I am a tried and true bibliophile. Having learned to read at an unnervingly young age, family photo albums are lined with pictures of me and books; engrossed in a books, listening to someone read me a book, sleeping in a pile of books…I’ve gone through many phases in my life (I’m looking at you emo/goth/Hot Topic employee phase), but one thing I’ve never lost is my love of all things book.
As a parent now, I constantly look for ways to instill my love of literature in my children. For the most part, I feel I’m succeeding, but it hasn’t always been the smoothest path. So for my fellow bibliophile parents/parents-to-be, here are some lessons I’ve learned along the way.
- As a true bibliophile you will lovingly curate your child’s library. You will fill it with classics. You will hoard Caldecott winners like a doomsday survivalist. You will find books with visually stunning watercolor illustrations. You will track down books with unique, quirky, lovable characters. You will seek out books that break barriers and teach your child about all the deepest, most meaningful themes of life. And your child will eschew them all for Barbie and Lego Star Wars books.
- You will snobbishly declare your child will never read trashy books (cough cough LEGO Star Wars cough cough Barbie). You will meekly give in when you realize reading trash is better than not reading at all, which will be the alternative once they’re given a choice.
- Kids’ books from the library are disgusting. Reading books is what keeps our kids on the crapper for as long as it takes to, well, crap. I think that’s true for a lot of families. So really, that gaggy Barbie book is probably also covered in poo particles. Actual gag. There’s also a book at our library about kissing boo-boos. It’s adorable. I loved it and brought it home for my sweet 2-year-old who loves to fix owies. And then I realized as he was lick-kissing baby’s boo-boos that 7,000 other 2 year olds have lick-kissed baby’s boo-boos too. Probably while taking a dump. Super actual gag.
- Black and white illustrations are classic and beautiful. They also look an awful lot like a coloring book. I’m looking at you Ferdinand and Blueberries for Sal.
- If you’re a bibliophile who can’t handle a marked up, creased, generally destroyed well-loved book, you will develop an ever-present eye twitch.
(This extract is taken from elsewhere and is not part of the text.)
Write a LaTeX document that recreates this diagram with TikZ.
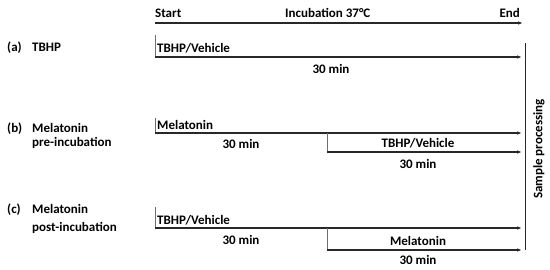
\documentclass[tikz,border=0pt]{standalone}
\usepackage{fontspec}
\setmainfont{Carlito}
\usetikzlibrary{arrows.meta,positioning}
\definecolor{LineGray}{RGB}{40,40,40}
\definecolor{MarkGray}{RGB}{110,110,110}

\begin{document}
\begin{tikzpicture}[x=1pt,y=-1pt,>={Latex[length=5pt,width=3.6pt]},
    font=\bfseries\fontsize{13}{15}\selectfont,
    period/.style={->,line width=1.1pt,LineGray},
    startbar/.style={line width=0.8pt,MarkGray},
    lbl/.style={inner sep=0pt,anchor=base}]
      \useasboundingbox (0,0) rectangle (550,270);
      % time axis
      \coordinate (T0) at (155,23);
      \coordinate (T1) at (523,23);
      \draw[period] (T0)--(T1);
      \node[lbl,anchor=base west] (start) at (155,18) {Start};
      \node[lbl,anchor=base west] (incub) at (285,18) {Incubation 37°C};
      \node[lbl,anchor=base east] (end) at (520,18) {End};
      % (a)
      \node[lbl,anchor=base west] (ka) at (7,52) {(a)};
      \node[lbl,anchor=base west] (na) at (32,52) {TBHP};
      \coordinate (A0) at (155,35);
      \coordinate (A1) at (155,57);
      \coordinate (A2) at (522,57);
      \draw[startbar] (A0)--(A1);
      \draw[period] (A1)--(A2);
      \node[lbl,anchor=base west] (ta) at (157,53) {TBHP/Vehicle};
      \node[lbl] (da) at (331,74) {30 min};
      % (b)
      \node[lbl,anchor=base west] (kb) at (7,132) {(b)};
      \node[lbl,anchor=base west] (nb) at (32,132) {Melatonin};
      \node[lbl,anchor=base west] (nb2) at (32,147) {pre-incubation};
      \coordinate (B0) at (155,118);
      \coordinate (B1) at (155,133);
      \coordinate (B2) at (522,133);
      \draw[startbar] (B0)--(B1);
      \draw[period] (B1)--(B2);
      \node[lbl,anchor=base west] (tb) at (157,130) {Melatonin};
      \node[lbl] (db) at (241,149) {30 min};
      \coordinate (B3) at (327,133);
      \coordinate (B4) at (327,152);
      \coordinate (B5) at (522,152);
      \draw[startbar] (B3)--(B4);
      \draw[period] (B4)--(B5);
      \node[lbl] (tb2) at (418,148) {TBHP/Vehicle};
      \node[lbl] (db2) at (418,168) {30 min};
      % (c)
      \node[lbl,anchor=base west] (kc) at (7,214) {(c)};
      \node[lbl,anchor=base west] (nc) at (32,214) {Melatonin};
      \node[lbl,anchor=base west] (nc2) at (32,231) {post-incubation};
      \coordinate (C0) at (155,207);
      \coordinate (C1) at (155,228);
      \coordinate (C2) at (522,228);
      \draw[startbar] (C0)--(C1);
      \draw[period] (C1)--(C2);
      \node[lbl,anchor=base west] (tc) at (157,225) {TBHP/Vehicle};
      \node[lbl] (dc) at (241,244) {30 min};
      \coordinate (C3) at (327,228);
      \coordinate (C4) at (327,250);
      \coordinate (C5) at (522,250);
      \draw[startbar] (C3)--(C4);
      \draw[period] (C4)--(C5);
      \node[lbl] (tc2) at (418,245) {Melatonin};
      \node[lbl] (dc2) at (418,265) {30 min};
      % sample processing
      \coordinate (S0) at (525,43);
      \coordinate (S1) at (525,250);
      \draw[line width=1pt,LineGray] (S0)--(S1);
      \node[rotate=90,inner sep=0pt] (sample) at (539,149) {Sample processing};
\end{tikzpicture}
\end{document}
- You will pay for a lost, late, or destroyed library book. I don’t care how pristine your account was pre-kids, it will happen.
- Children have no respect for the quiet library rule no matter how many times you whisper-scream at them to be quiet. The sour looks of the librarians will send you into a massive, guilt riddled shame spiral.
- Your local library’s story hour will become sacrosanct in your home. The hour is blocked off on three different calendars and your kids know better than to dawdle when it’s time to go. They have suffered the wrath of “late-to-story-hour-Mom” and are loath to experience a repeat performance (especially when the threat of no TV for the rest of eternity lingers in the air).
- Your kids will always go to bed later than other kids because you will not be able to resist the plea of, “Just one more book! Pleeeeeeeeeeeaaaaaase?!” You will also be severely punished for this in the form of cranky, sleep-deprived monsters from the bowels of hell every. Single. Morning.
- You will also be a cranky, sleep-deprived monster from the bowels of hell every. Single. Morning. Because you are a giant, bibliophilic pushover.
- Halloween will be an utter disappointment when you suggest they dress up as Anne of Green Gables and your kid asks, “Wait, which one is that?” And then they choose to be a cheerleader. And then you die a little inside.
- You live for the new book order flyers from school. The second it arrives in the take-home folder, you whisk it away to pour over like a teenage boy with a Victoria’s Secret catalogue.
- At conferences, the teachers will subtly try to figure out just how honest your kid’s reading log is because it’s so long. You will subtly try to hint it is completely dishonest; you actually left a good chunk of the books they read off the list to make it more believable.
- You will earn enough Chuck E. Cheese tokens from completed reading logs to host a birthday party. For free. For the entire classroom.
- Friends and family will no longer sponsor your child per book when there’s a read-a-thon. They learned that lesson $7,000 ago.
Congratulations, book-loving parent, on raising a new generation of bibliophiles. May they carry on your book-obsessed ways. The path to literacy is paved in germs and shame but it’s well worth it. Just don’t forget to wipe down those board books with some disinfectant.